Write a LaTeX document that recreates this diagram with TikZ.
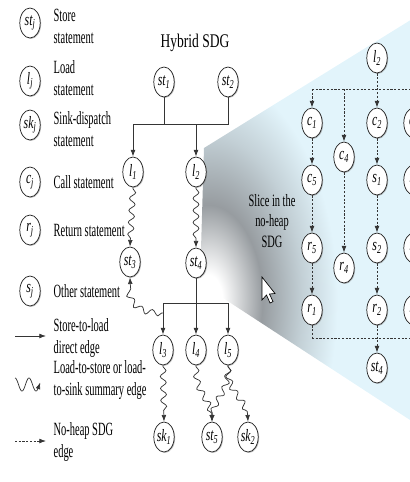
\documentclass[tikz,border=0pt]{standalone}
\usepackage{fontspec}
\setmainfont{Liberation Serif}
\usetikzlibrary{arrows.meta,decorations.pathmorphing,shadows}
\definecolor{SliceBlue}{HTML}{E2F4FB}
\definecolor{SliceGray}{HTML}{979CA0}
\definecolor{SliceMid}{HTML}{C3D0D6}
\definecolor{EdgeGray}{HTML}{353535}
\pgfdeclareradialshading{slicefade}{\pgfpoint{0bp}{0bp}}{color(0bp)=(white); color(0.9bp)=(white); color(3.4bp)=(SliceGray); color(5.9bp)=(SliceMid); color(8.1bp)=(SliceBlue); color(50bp)=(SliceBlue)}

\tikzset{
  stmt/.style={circle, draw=black!85, line width=.55pt, fill=white, minimum size=22.5pt, inner sep=0pt,
    xscale=.68, font=\fontsize{13}{13}\selectfont\itshape,
    drop shadow={shadow xshift=.7pt, shadow yshift=-.7pt, opacity=.55}},
  keytext/.style={anchor=west, align=left, xscale=.56, font=\fontsize{14}{16.5}\selectfont},
  direct/.style={EdgeGray, line width=.6pt},
  directarr/.style={direct, -{Latex[length=5pt,width=3.6pt]}},
  summary/.style={EdgeGray, line width=.55pt, -{Latex[length=5pt,width=3.6pt]}, decorate,
    decoration={snake, segment length=9pt, amplitude=2.2pt, pre length=1pt, post length=5pt}},
  noheap/.style={EdgeGray, line width=.6pt, dash pattern=on 1.6pt off 1.2pt},
  noheaparr/.style={noheap, -{Latex[length=5pt,width=3.6pt]}},
}

\begin{document}
\begin{tikzpicture}[x=.75pt,y=-.75pt]
\path[use as bounding box] (0,0) rectangle (410,482);

% zoom wedge behind the slice
\begin{scope}
\clip (204,148) -- (430,8) -- (430,433) -- (200,283) -- cycle;
\shade[shading=slicefade] (-192,-400) rectangle (608,1000);
\end{scope}

% legend
\node[stmt] (kst) at (30,23) {st\textsubscript{j}};
\node[keytext] (kstt) at (51,26) {Store\\statement};
\node[stmt] (kl) at (30,81) {l\textsubscript{j}};
\node[keytext] (klt) at (51,78) {Load\\statement};
\node[stmt] (ksk) at (30,125) {sk\textsubscript{j}};
\node[keytext] (kskt) at (51,129) {Sink-dispatch\\statement};
\node[stmt] (kc) at (30,182) {c\textsubscript{j}};
\node[keytext] (kct) at (51,182) {Call statement};
\node[stmt] (kr) at (30,230) {r\textsubscript{j}};
\node[keytext] (krt) at (51,230) {Return statement};
\node[stmt] (ks) at (30,291) {s\textsubscript{j}};
\node[keytext] (kst2) at (51,291) {Other statement};

\coordinate (kd1) at (15,336);
\coordinate (kd2) at (46,336);
\draw[directarr] (kd1) -- (kd2);
\node[keytext] (kdt) at (51,338) {Store-to-load\\direct edge};
\draw[EdgeGray, line width=.55pt, -{Latex[length=5pt,width=3.6pt]}]
  plot[domain=0:1.8, samples=50, smooth] ({15+14*\x},{384.5-6.5*cos(360*\x)});
\node[keytext] (kwt) at (51,380) {Load-to-store or load-\\to-sink summary edge};
\coordinate (kn1) at (15,441);
\coordinate (kn2) at (46,441);
\draw[noheaparr] (kn1) -- (kn2);
\node[keytext] (knt) at (51,442) {No-heap SDG\\edge};

% hybrid SDG
\node[xscale=.7, font=\fontsize{14.5}{14.5}\selectfont] (title) at (195,43) {Hybrid SDG};
\node[stmt] (st1) at (164,82) {st\textsubscript{1}};
\node[stmt] (st2) at (228,82) {st\textsubscript{2}};
\node[stmt] (l1) at (133,172) {l\textsubscript{1}};
\node[stmt] (l2) at (196,172) {l\textsubscript{2}};
\node[stmt] (st3) at (130,262) {st\textsubscript{3}};
\node[stmt] (st4) at (196,263) {st\textsubscript{4}};
\node[stmt] (l3) at (163,350) {l\textsubscript{3}};
\node[stmt] (l4) at (196,350) {l\textsubscript{4}};
\node[stmt] (l5) at (228,350) {l\textsubscript{5}};
\node[stmt] (sk1) at (164,437) {sk\textsubscript{1}};
\node[stmt] (st5) at (212,437) {st\textsubscript{5}};
\node[stmt] (sk2) at (248,437) {sk\textsubscript{2}};

\coordinate (hbar) at (0,124);
\coordinate (lbar) at (0,303);
\coordinate (j3) at (163,313);
\draw[direct] (st2.south) |- (l1 |- hbar);
\draw[direct] (st1.south) -- (st1 |- hbar);
\draw[directarr] (l1 |- hbar) -- (l1.north);
\draw[directarr] (l2 |- hbar) -- (l2.north);
\draw[direct] (l3 |- lbar) -- (l5 |- lbar);
\draw[direct] (st4.south) -- (st4 |- lbar);
\draw[directarr] (l3 |- lbar) -- (l3.north);
\draw[directarr] (l4 |- lbar) -- (l4.north);
\draw[directarr] (l5 |- lbar) -- (l5.north);

\draw[summary] (l1.south) -- (st3.north);
\draw[summary] (l2.south) -- (st4.north);
\draw[summary] (j3) .. controls +(-24,0) and +(0,24) .. (st3.south);
\draw[summary] (l3.south) -- (sk1.north);
\draw[summary] (l4.south) .. controls +(0,30) and +(0,-30) .. (st5.north);
\draw[summary] (l5.south) .. controls +(0,30) and +(0,-30) .. (st5.north);
\draw[summary] (l5.south) .. controls +(0,30) and +(0,-30) .. (sk2.north);

% slice in the no-heap SDG
\node[align=center, xscale=.6, font=\fontsize{13}{15.5}\selectfont] (slicetxt) at (272,221) {Slice in the\\no-heap\\SDG};
\draw[black, fill=white, line width=.5pt, line join=miter] (262,277) -- (262,300) -- (266.5,295) -- (270,303)
  -- (273,301.5) -- (269.5,294) -- (275,293.5) -- cycle;

\begin{scope}
\clip (0,0) rectangle (410,482);
\node[stmt] (sl2) at (377,58) {l\textsubscript{2}};
\node[stmt] (sc1) at (312,123) {c\textsubscript{1}};
\node[stmt] (sc2) at (377,123) {c\textsubscript{2}};
\node[stmt] (sc3) at (414,123) {c\textsubscript{3}};
\node[stmt] (sc4) at (344,157) {c\textsubscript{4}};
\node[stmt] (sc5) at (312,180) {c\textsubscript{5}};
\node[stmt] (ss1) at (377,180) {s\textsubscript{1}};
\node[stmt] (sr6) at (414,180) {r\textsubscript{6}};
\node[stmt] (sr5) at (312,248) {r\textsubscript{5}};
\node[stmt] (ss2) at (377,248) {s\textsubscript{2}};
\node[stmt] (sr7) at (414,248) {r\textsubscript{7}};
\node[stmt] (sr4) at (344,268) {r\textsubscript{4}};
\node[stmt] (sr1) at (312,310) {r\textsubscript{1}};
\node[stmt] (sr2) at (377,310) {r\textsubscript{2}};
\node[stmt] (sr8) at (414,310) {r\textsubscript{8}};
\node[stmt] (sst4) at (377,368) {st\textsubscript{4}};

\coordinate (sbar) at (0,89);
\coordinate (sbarR) at (430,89);
\coordinate (bbar) at (0,338);
\coordinate (bbarR) at (430,338);
\draw[noheap] (sc1 |- sbar) -- (sbarR);
\draw[noheap] (sr1 |- bbar) -- (bbarR);
\draw[noheaparr] (sl2.south) -- (sc2.north);
\draw[noheaparr] (sc1 |- sbar) -- (sc1.north);
\draw[noheaparr] (sc4 |- sbar) -- (sc4.north);
\draw[noheaparr] (sc3 |- sbar) -- (sc3.north);
\draw[noheaparr] (sc1) -- (sc5);
\draw[noheaparr] (sc5) -- (sr5);
\draw[noheaparr] (sr5) -- (sr1);
\draw[noheaparr] (sc4) -- (sr4);
\draw[noheaparr] (sc2) -- (ss1);
\draw[noheaparr] (ss1) -- (ss2);
\draw[noheaparr] (ss2) -- (sr2);
\draw[noheaparr] (sc3) -- (sr6);
\draw[noheaparr] (sr6) -- (sr7);
\draw[noheaparr] (sr7) -- (sr8);
\draw[noheap] (sr1.south) -- (sr1 |- bbar);
\draw[noheap] (sr8.south) -- (sr8 |- bbar);
\draw[noheaparr] (sr2.south) -- (sst4.north);
\end{scope}
\end{tikzpicture}
\end{document}
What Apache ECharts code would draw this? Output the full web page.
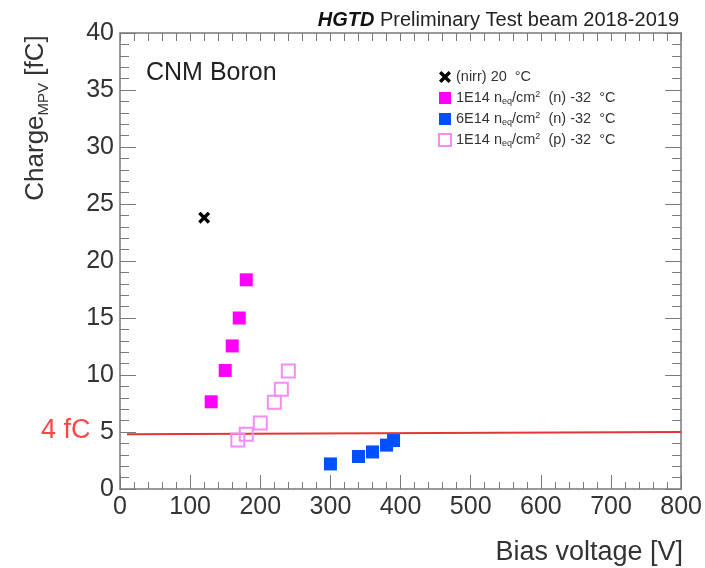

★ ★ ★

> SET EXERCISE: Go through the entries above and pull out each line with "this" in it.

> FULL OUTPUT:
Write a LaTeX document that recreates this diagram with TikZ.
What Apache ECharts code would draw this? Output the full web page.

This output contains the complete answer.